The official release of the Phase II HapMap data, following full quality control, will occur shortly, with the goal of a draft manuscript publication by the time of the 2006 American Society of Human Genetics meeting in October.
Kelly Frazer, senior vice president of Perlegen Sciences, kicked off the group’s third — and probably last — annual meeting, at the Broad Institute, with an update on Phase II of the HapMap Project. The project is typing single nucleotide polymorphisms (SNPs) from 270 anonymous donors, representing Nigeria (Yoruban), Europe, Han Chinese, and Japanese.
The HapMap Project was launched in 2002 by an international alliance of researchers from the United Kingdom, United States, Canada, China, Japan, and Nigeria. Nine centers generated the Phase I data, including the Broad Institute, Baylor College of Medicine, UCSF, Illumina, and Perlegen in the United States. Those results were published last year in Nature, and showed that the majority of the 1.3 million SNPs assayed were spaced within 5 kilobases (kb) of each other.

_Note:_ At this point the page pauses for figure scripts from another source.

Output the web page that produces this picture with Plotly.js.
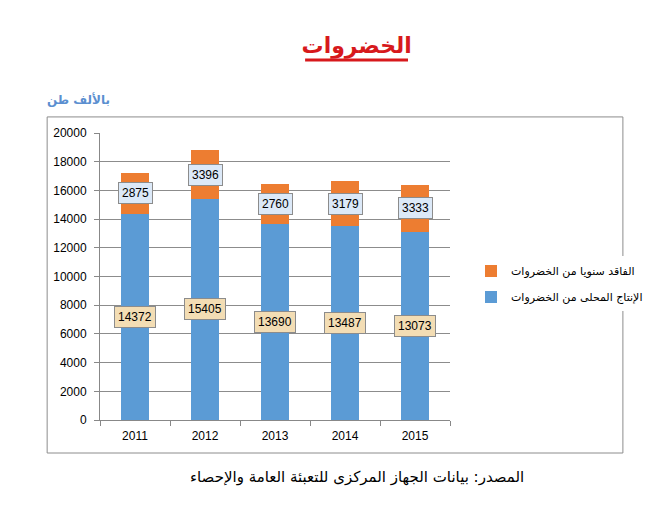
<!DOCTYPE html>
<html>
<head>
<meta charset="utf-8">
<script src="https://cdn.plot.ly/plotly-3.0.1.min.js"></script>
<style>body{margin:0;background:#fff}</style>
</head>
<body>
<div id="chart" style="width:668px;height:510px"></div>
<script>
var years = ['2011', '2012', '2013', '2014', '2015'];
var production = [14372, 15405, 13690, 13487, 13073];
var losses = [2875, 3396, 2760, 3179, 3333];
var nameProduction = 'الإنتاج المحلى من الخضروات';
var nameLosses = 'الفاقد سنويا من الخضروات';

var labelFont = {family: 'Liberation Sans, DejaVu Sans, sans-serif', size: 12, color: '#000'};

var annotations = [];
for (var i = 0; i < years.length; i++) {
    // category axis: use the index so the labels sit on the bars
    annotations.push({
        x: i, y: production[i] / 2, xref: 'x', yref: 'y',
        text: String(production[i]), showarrow: false, font: labelFont,
        bgcolor: '#f3ddb4', bordercolor: '#8c8c8c', borderwidth: 1, borderpad: 3
    });
    annotations.push({
        x: i, y: production[i] + losses[i] / 2, xref: 'x', yref: 'y',
        text: String(losses[i]), showarrow: false, font: labelFont,
        bgcolor: '#dce9f8', bordercolor: '#8c8c8c', borderwidth: 1, borderpad: 3
    });
}

// unit label and source line
annotations.push({
    xref: 'paper', yref: 'paper', x: -0.157, y: 1.085, xanchor: 'left', yanchor: 'bottom',
    text: '<b>بالألف طن</b>', showarrow: false,
    font: {family: 'DejaVu Sans, sans-serif', size: 12, color: '#5b8fd0'}
});
annotations.push({
    xref: 'paper', yref: 'paper', x: 0.735, y: -0.2, xanchor: 'center', yanchor: 'middle',
    text: 'المصدر: بيانات الجهاز المركزى للتعبئة العامة والإحصاء', showarrow: false,
    font: {family: 'DejaVu Sans, sans-serif', size: 15, color: '#000'}
});

Plotly.newPlot('chart', [{
    x: years, y: production, name: nameProduction, type: 'bar',
    legendgroup: 'p', legendrank: 2,
    marker: {color: '#5b9bd5'}, hoverinfo: 'y'
}, {
    x: years, y: losses, name: nameLosses, type: 'bar',
    legendgroup: 'l', legendrank: 1,
    marker: {color: '#ed7d31'}, hoverinfo: 'y'
}], {
    width: 668, height: 510,
    barmode: 'stack', bargap: 0.6,
    margin: {l: 100, r: 218, t: 133, b: 90},
    paper_bgcolor: '#fff', plot_bgcolor: '#fff',
    font: {family: 'Liberation Sans, DejaVu Sans, sans-serif', size: 12, color: '#000'},
    title: {
        text: '<b>الخضروات</b>', x: 0.534, xanchor: 'center',
        yref: 'container', y: 0.912, yanchor: 'middle',
        font: {family: 'DejaVu Sans, sans-serif', size: 22, color: '#d7191c'}
    },
    xaxis: {
        type: 'category', showgrid: false, zeroline: false,
        showline: true, linecolor: '#888', linewidth: 1,
        ticks: 'outside', tickson: 'boundaries', ticklen: 5, tickcolor: '#888',
        tickfont: {size: 12}, tickangle: 0, ticklabelstandoff: 5
    },
    yaxis: {
        range: [0, 20000], dtick: 2000, tickformat: 'd', showgrid: true, gridcolor: '#8c8c8c',
        zeroline: false, showline: true, linecolor: '#888', linewidth: 1,
        ticks: 'outside', ticklen: 5, tickcolor: '#888',
        tickfont: {size: 12}, ticklabelstandoff: 5
    },
    showlegend: true,
    legend: {
        x: 1.06, y: 0.57, xanchor: 'left', yanchor: 'top',
        traceorder: 'grouped', font: {family: 'DejaVu Sans, sans-serif', size: 11},
        itemwidth: 30, tracegroupgap: 7
    },
    annotations: annotations,
    shapes: [{
        type: 'rect', xref: 'paper', yref: 'paper',
        x0: -0.151, x1: 1.494, y0: -0.115, y1: 1.056,
        line: {color: '#8c8c8c', width: 1}
    }, {
        type: 'line', xref: 'paper', yref: 'paper',
        x0: 0.586, x1: 0.88, y0: 1.254, y1: 1.254,
        line: {color: '#d7191c', width: 3}
    }]
}, {displayModeBar: false, staticPlot: true});
</script>
</body>
</html>
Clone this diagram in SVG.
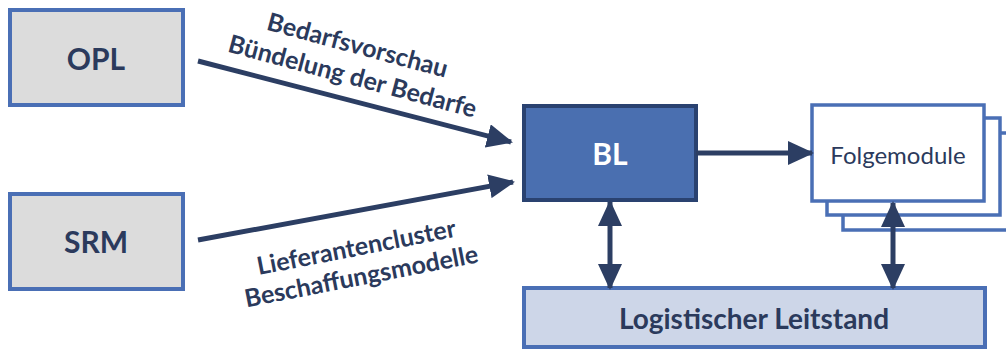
<svg xmlns="http://www.w3.org/2000/svg" width="1006" height="349" viewBox="0 0 1006 349">
<style>
.t{font-family:Lato,"Open Sans",sans-serif;fill:#2b3a5c;text-anchor:middle;dominant-baseline:central}
.b{font-weight:bold}
.gray{fill:#dcdcdc;stroke:#4a6fb5;stroke-width:4}
.fm{fill:#fff;stroke:#4a6fb5;stroke-width:3.5}
.con{stroke:#2c3e63;stroke-width:5;fill:none}
</style>
<defs>
<marker id="ah" markerUnits="userSpaceOnUse" markerWidth="26" markerHeight="24" refX="24" refY="12" orient="auto-start-reverse" viewBox="0 0 26 24">
<path d="M0,0 L26,12 L0,24 Z" fill="#2c3e63"/>
</marker>
</defs>
<rect width="1006" height="349" fill="#fff"/>
<g id="opl"><rect class="gray" x="10" y="10" width="173" height="95"/><text class="t b" x="96" y="58" font-size="30">OPL</text></g>
<g id="srm"><rect class="gray" x="10" y="194" width="173" height="95"/><text class="t b" x="96" y="241" font-size="30">SRM</text></g>
<g id="bl"><rect x="524" y="106" width="172" height="94" fill="#4a6fb0" stroke="#2a4270" stroke-width="4"/><text class="t b" x="610" y="153" font-size="30" style="fill:#fff">BL</text></g>
<g id="folgemodule">
<rect class="fm" x="843" y="133" width="180" height="97"/>
<rect class="fm" x="827" y="118" width="173" height="97"/>
<rect class="fm" x="812" y="105" width="172" height="96"/>
<text class="t" x="898" y="154" font-size="24">Folgemodule</text>
</g>
<g id="leitstand"><rect x="524" y="288" width="461" height="59" fill="#cdd6e8" stroke="#4a6fb5" stroke-width="4"/><text class="t b" x="754" y="318" font-size="28">Logistischer Leitstand</text></g>
<g id="connectors">
<line class="con" x1="198" y1="61" x2="511" y2="142" marker-end="url(#ah)"/>
<line class="con" x1="198" y1="240" x2="513" y2="182" marker-end="url(#ah)"/>
<line class="con" x1="696" y1="153" x2="812" y2="153" marker-end="url(#ah)"/>
<line class="con" x1="610" y1="202" x2="610" y2="288" marker-start="url(#ah)" marker-end="url(#ah)"/>
<line class="con" x1="893" y1="203" x2="893" y2="288" marker-start="url(#ah)" marker-end="url(#ah)"/>
</g>
<g id="labels">
<text class="t b" font-size="25" transform="translate(358,44) rotate(15)">Bedarfsvorschau</text>
<text class="t b" font-size="25" transform="translate(353,75) rotate(15)">Bündelung der Bedarfe</text>
<text class="t b" font-size="25" transform="translate(356,246) rotate(-11)">Lieferantencluster</text>
<text class="t b" font-size="25" transform="translate(361,275) rotate(-11)">Beschaffungsmodelle</text>
</g>
</svg>
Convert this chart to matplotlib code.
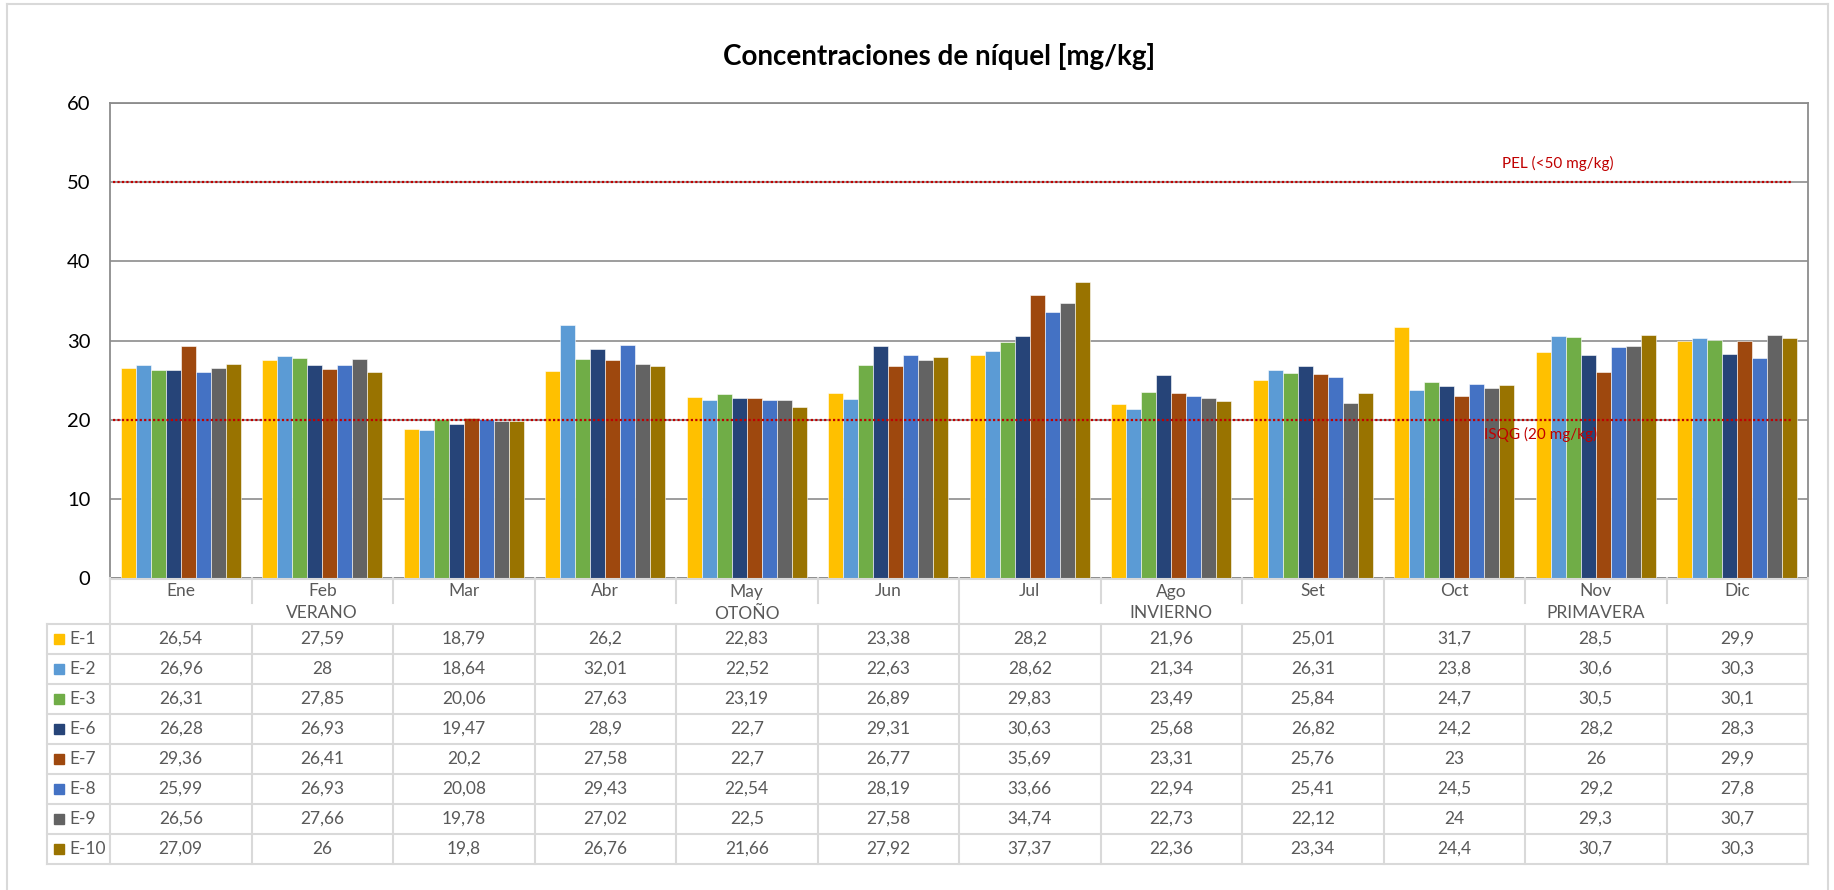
import matplotlib
matplotlib.use("Agg")
import matplotlib.pyplot as plt
from matplotlib.patches import Rectangle
from matplotlib.lines import Line2D
import numpy as np

plt.rcParams["font.family"] = ["Lato", "DejaVu Sans"]

months = ["Ene", "Feb", "Mar", "Abr", "May", "Jun",
          "Jul", "Ago", "Set", "Oct", "Nov", "Dic"]
seasons = ["VERANO", "OTOÑO", "INVIERNO", "PRIMAVERA"]
stations = ["E-1", "E-2", "E-3", "E-6", "E-7", "E-8", "E-9", "E-10"]

e1 = [26.54, 27.59, 18.79, 26.2, 22.83, 23.38, 28.2, 21.96, 25.01, 31.7, 28.5, 29.9]
e2 = [26.96, 28, 18.64, 32.01, 22.52, 22.63, 28.62, 21.34, 26.31, 23.8, 30.6, 30.3]
e3 = [26.31, 27.85, 20.06, 27.63, 23.19, 26.89, 29.83, 23.49, 25.84, 24.7, 30.5, 30.1]
e6 = [26.28, 26.93, 19.47, 28.9, 22.7, 29.31, 30.63, 25.68, 26.82, 24.2, 28.2, 28.3]
e7 = [29.36, 26.41, 20.2, 27.58, 22.7, 26.77, 35.69, 23.31, 25.76, 23, 26, 29.9]
e8 = [25.99, 26.93, 20.08, 29.43, 22.54, 28.19, 33.66, 22.94, 25.41, 24.5, 29.2, 27.8]
e9 = [26.56, 27.66, 19.78, 27.02, 22.5, 27.58, 34.74, 22.73, 22.12, 24, 29.3, 30.7]
e10 = [27.09, 26, 19.8, 26.76, 21.66, 27.92, 37.37, 22.36, 23.34, 24.4, 30.7, 30.3]
series = [e1, e2, e3, e6, e7, e8, e9, e10]

pel_value = 50
isqg_value = 20

colors = ["#FFC000", "#5B9BD5", "#70AD47", "#264478",
          "#9E480E", "#4472C4", "#636363", "#997300"]

# layout in pixels
W, H = 1834, 890
plot_l, plot_r = 110, 1808
plot_t, plot_b = 103, 578
table_l = 47
month_h, season_h, row_h = 25, 21, 30
table_h = month_h + season_h + row_h * len(stations)
table_b = plot_b + table_h
grid_c = "#d9d9d9"
text_c = "#595959"

fig = plt.figure(figsize=(W / 100, H / 100), dpi=100)
ax = fig.add_axes([plot_l / W, 1 - plot_b / H, (plot_r - plot_l) / W, (plot_b - plot_t) / H])

n = len(months)
x = np.arange(n)
bw = 0.106
for j, (vals, c) in enumerate(zip(series, colors)):
    ax.bar(x + (j - 3.5) * bw, vals, width=bw, color=c,
           edgecolor="white", linewidth=0.4, zorder=3)

ax.set_xlim(-0.5, n - 0.5)
ax.set_ylim(0, 60)
ax.set_yticks(range(0, 61, 10))
ax.set_xticks([])
ax.tick_params(axis="y", length=0, pad=14, labelsize=14.5, labelcolor="black")
ax.grid(axis="y", color="#959595", linewidth=1.3, zorder=1)
for s in ax.spines.values():
    s.set_color("#8c8c8c")
    s.set_linewidth(1.3)

# reference levels
for level in (pel_value, isqg_value):
    ax.axhline(level, xmin=0.002, xmax=0.99, color="#C00000",
               linestyle=(0, (1, 1)), linewidth=1.6, zorder=4)
ax.text(9.73, 52.4, f"PEL (<{pel_value} mg/kg)", color="#C00000",
        fontsize=11, ha="center", va="center", zorder=5)
ax.text(9.61, 18.1, f"ISQG ({isqg_value} mg/kg)", color="#C00000",
        fontsize=11, ha="center", va="center", zorder=5)

fig.text(939 / W, 1 - 57 / H, "Concentraciones de níquel [mg/kg]",
         fontsize=20, fontweight="bold", ha="center", va="center")

# data table under the plot
u = n / (plot_r - plot_l)
tab = fig.add_axes([table_l / W, 1 - table_b / H, (plot_r - table_l) / W, table_h / H])
x_left = -0.5 - (plot_l - table_l) * u
tab.set_xlim(x_left, n - 0.5)
tab.set_ylim(table_h, 0)
tab.axis("off")

def hline(y, x0, x1):
    tab.plot([x0, x1], [y, y], color=grid_c, lw=1.5, clip_on=False)

def vline(xv, y0, y1):
    tab.plot([xv, xv], [y0, y1], color=grid_c, lw=1.5, clip_on=False)

rows_top = month_h + season_h
hline(0.8, -0.5, n - 0.5)
for r in range(len(stations) + 1):
    hline(rows_top + r * row_h, x_left, n - 0.5)
vline(x_left, rows_top, table_h)
vline(-0.5, 0, table_h)
vline(n - 0.5, 0, table_h)
for i in range(1, n):
    xv = i - 0.5
    vline(xv, 0, month_h if i % 3 else rows_top)
    vline(xv, rows_top, table_h)

for i, m in enumerate(months):
    tab.text(i, month_h / 2 + 1, m, ha="center", va="center", fontsize=12.5, color=text_c)
for k, s in enumerate(seasons):
    tab.text(3 * k + 1, month_h + season_h / 2, s, ha="center", va="center",
             fontsize=12.5, color=text_c)

for r, (name, vals, c) in enumerate(zip(stations, series, colors)):
    yc = rows_top + r * row_h + row_h / 2
    tab.add_patch(Rectangle((x_left + 7 * u, yc - 5), 10 * u, 10, color=c, clip_on=False))
    tab.text(x_left + 22 * u, yc, name, ha="left", va="center", fontsize=12.5, color=text_c)
    for i, v in enumerate(vals):
        tab.text(i, yc, f"{v:g}".replace(".", ","), ha="center", va="center",
                 fontsize=12.5, color=text_c)

# chart area border
for (x0, y0, x1, y1) in [(7, 4, 1828, 4), (7, 4, 7, H), (1828, 4, 1828, H)]:
    fig.add_artist(Line2D([x0 / W, x1 / W], [1 - y0 / H, 1 - y1 / H],
                          transform=fig.transFigure, color=grid_c, lw=1.5))

fig.savefig("out.png", dpi=100)
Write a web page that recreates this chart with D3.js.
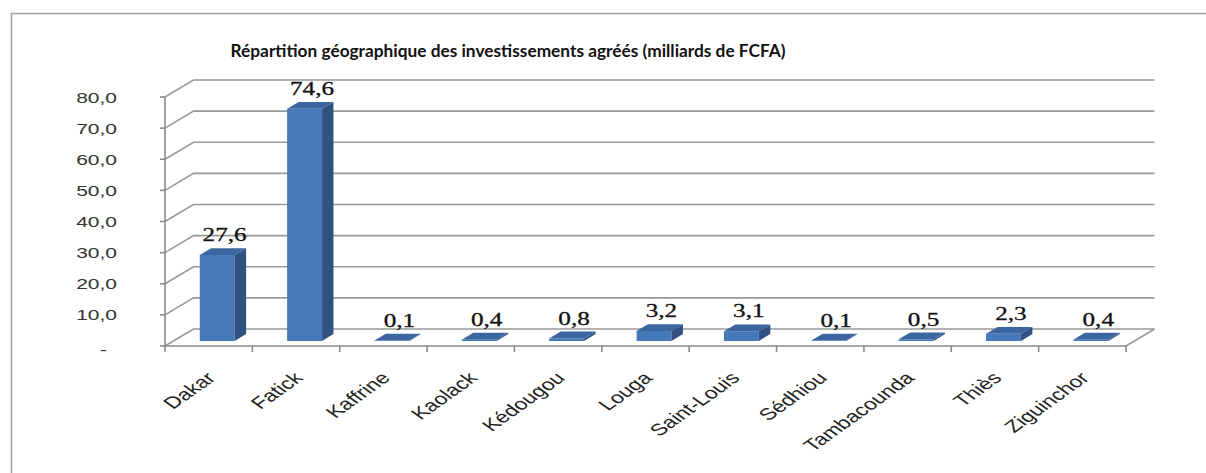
<!DOCTYPE html>
<html>
<head>
<meta charset="utf-8">
<script src="https://cdn.jsdelivr.net/npm/d3@7"></script>
<style>
  body { margin: 0; background: #fff; }
  svg { display: block; }
</style>
</head>
<body>
<div id="chart"></div>
<script>
// Data
const regions = ['Dakar', 'Fatick', 'Kaffrine', 'Kaolack', 'Kédougou', 'Louga',
    'Saint-Louis', 'Sédhiou', 'Tambacounda', 'Thiès', 'Ziguinchor']
const amounts = [27.6, 74.6, 0.1, 0.4, 0.8, 3.2, 3.1, 0.1, 0.5, 2.3, 0.4]
const yTicks = [0, 10, 20, 30, 40, 50, 60, 70, 80]
const title = 'Répartition géographique des investissements agréés (milliards de FCFA)'

const width = 1206
const height = 473

// 3d depth offset of the back wall
const DX = 28.5
const DY = 17
// horizontal stretch of the picture text
const SX = 1.4

const svg = d3.select('#chart')
    .append('svg')
    .attr('width', width)
    .attr('height', height)

// outer frame
svg.append('rect')
    .attr('x', 11.5)
    .attr('y', 13.5)
    .attr('width', 1400)
    .attr('height', 800)
    .attr('fill', 'none')
    .attr('stroke', '#a0a0a0')
    .attr('stroke-width', 1.5)

const x = d3.scaleBand()
    .domain(regions)
    .range([165, 1126])

const y = d3.scaleLinear()
    .domain([0, 80])
    .range([346, 97])

// project a front-plane point back by depth fraction d
const P = (px, py, d) => [px + d * DX, py - d * DY]

const fmt = v => v.toFixed(1).replace('.', ',')

const x0 = x.range()[0]
const x1 = x.range()[1]

// walls and gridlines
const grid = svg.append('g')
    .attr('fill', 'none')
    .attr('stroke', '#999')
    .attr('stroke-width', 1.6)

grid.selectAll('path.grid')
    .data(yTicks)
    .join('path')
    .attr('class', 'grid')
    .attr('d', t => d3.line()([P(x0, y(t), 0), P(x0, y(t), 1), P(x1, y(t), 1)]))

// floor right edge
grid.append('path')
    .attr('d', d3.line()([P(x1, y(0), 0), P(x1, y(0), 1)]))

// front vertical axis with ticks
const axis = svg.append('g')
    .attr('stroke', '#8a8a8a')
    .attr('stroke-width', 1.6)
    .attr('fill', 'none')

axis.append('line')
    .attr('x1', x0).attr('x2', x0)
    .attr('y1', y(80)).attr('y2', y(0))

axis.selectAll('line.ytick')
    .data(yTicks)
    .join('line')
    .attr('class', 'ytick')
    .attr('x1', x0 - 5).attr('x2', x0)
    .attr('y1', t => y(t)).attr('y2', t => y(t))

// floor front line and category ticks
axis.append('line')
    .attr('x1', x0).attr('x2', x1)
    .attr('y1', y(0)).attr('y2', y(0))

axis.selectAll('line.xtick')
    .data(regions.map(r => x(r)).concat([x1]))
    .join('line')
    .attr('class', 'xtick')
    .attr('x1', d => d).attr('x2', d => d)
    .attr('y1', y(0)).attr('y2', y(0) + 6)

// y tick labels
svg.append('g')
    .selectAll('text')
    .data(yTicks)
    .join('text')
    .attr('transform', t => t === 0
        ? `translate(107,${y(t) + 8.5}) scale(${SX},1)`
        : `translate(117,${y(t) + 5.5}) scale(${SX},1)`)
    .attr('text-anchor', 'end')
    .attr('font-family', 'Liberation Sans, Arial, sans-serif')
    .attr('font-size', 15)
    .attr('fill', '#333')
    .text(t => t === 0 ? '-' : fmt(t))

// bars as 3d boxes
const f0 = 0.3
const f1 = 0.7
const barW = x.bandwidth() * 0.4

const bars = svg.append('g')
    .selectAll('g')
    .data(regions.map((r, i) => ({ region: r, value: amounts[i] })))
    .join('g')

const left = d => x(d.region) + x.bandwidth() / 2 - barW / 2
const right = d => left(d) + barW

// front face
bars.append('path')
    .attr('fill', '#4679ba')
    .attr('d', d => d3.line()([
        P(left(d), y(0), f0), P(right(d), y(0), f0),
        P(right(d), y(d.value), f0), P(left(d), y(d.value), f0)
    ]) + 'Z')

// side face
bars.append('path')
    .attr('fill', '#2f5280')
    .attr('d', d => d3.line()([
        P(right(d), y(0), f0), P(right(d), y(0), f1),
        P(right(d), y(d.value), f1), P(right(d), y(d.value), f0)
    ]) + 'Z')

// top face
bars.append('path')
    .attr('fill', '#3c66a0')
    .attr('d', d => d3.line()([
        P(left(d), y(d.value), f0), P(right(d), y(d.value), f0),
        P(right(d), y(d.value), f1), P(left(d), y(d.value), f1)
    ]) + 'Z')

// value labels
bars.append('text')
    .attr('transform', d => {
        const p = P(x(d.region) + x.bandwidth() / 2, y(d.value), f1)
        return `translate(${p[0] - 4},${p[1] - 7}) scale(${SX},1)`
    })
    .attr('text-anchor', 'middle')
    .attr('font-family', 'Liberation Serif, Times New Roman, serif')
    .attr('font-size', 18)
    .attr('stroke', '#111')
    .attr('stroke-width', 0.3)
    .attr('fill', '#111')
    .text(d => fmt(d.value))

// category labels
svg.append('g')
    .selectAll('text')
    .data(regions)
    .join('text')
    .attr('transform', r => `translate(${x(r) + x.bandwidth() / 2 + 8},379) scale(${SX},1) rotate(-45)`)
    .attr('text-anchor', 'end')
    .attr('font-family', 'Liberation Sans, Arial, sans-serif')
    .attr('font-size', 16.5)
    .attr('fill', '#222')
    .text(r => r)

// title
svg.append('text')
    .attr('x', 508)
    .attr('y', 57)
    .attr('text-anchor', 'middle')
    .attr('font-family', 'Lato, sans-serif')
    .attr('font-weight', 'bold')
    .attr('font-size', 17.3)
    .attr('fill', '#111')
    .text(title)
</script>
</body>
</html>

“The Phase I data did indeed accomplish its goal of a common SNP every 5 kilobases of the genome in all three analysis panels,” Frazer said. Only 3 percent of inter-SNP distances were greater than 10 kb.
For Phase II of the project, the data were generated exclusively at Perlegen. Frazer explained that all human chromosomes were studied using a single technology, which involved preparing 330,000 long-range PCR primer pairs to amplify the 270 HapMap volunteer DNA samples. Those reagents were then hybridized to Perlegen high-density oligonucleotide arrays.
In all, Perlegen genoptyped 4.6 million SNPs, including every variant in the latest version (Build 122) of the dbSNP database, except those SNPs assayed in Phase I and those in highly repetitive portions of the human genome.
Frazer said that out of 4.6 million attempts, 2.7 million assays were successful. She attributed the lower success rate chiefly to the fact that the Phase I assays employed the best SNPs. Preliminary analysis of the Phase II data reveals that for 60 percent the SNPs, the inter-SNP distance is less than 1 kb. For the combined Phase I and II data, greater than 97 percent of SNPs are spaced less than 5 kb apart, with only 0.6 percent separated by more than 10 kb. All of the data are publicly available at www.hapmap.org.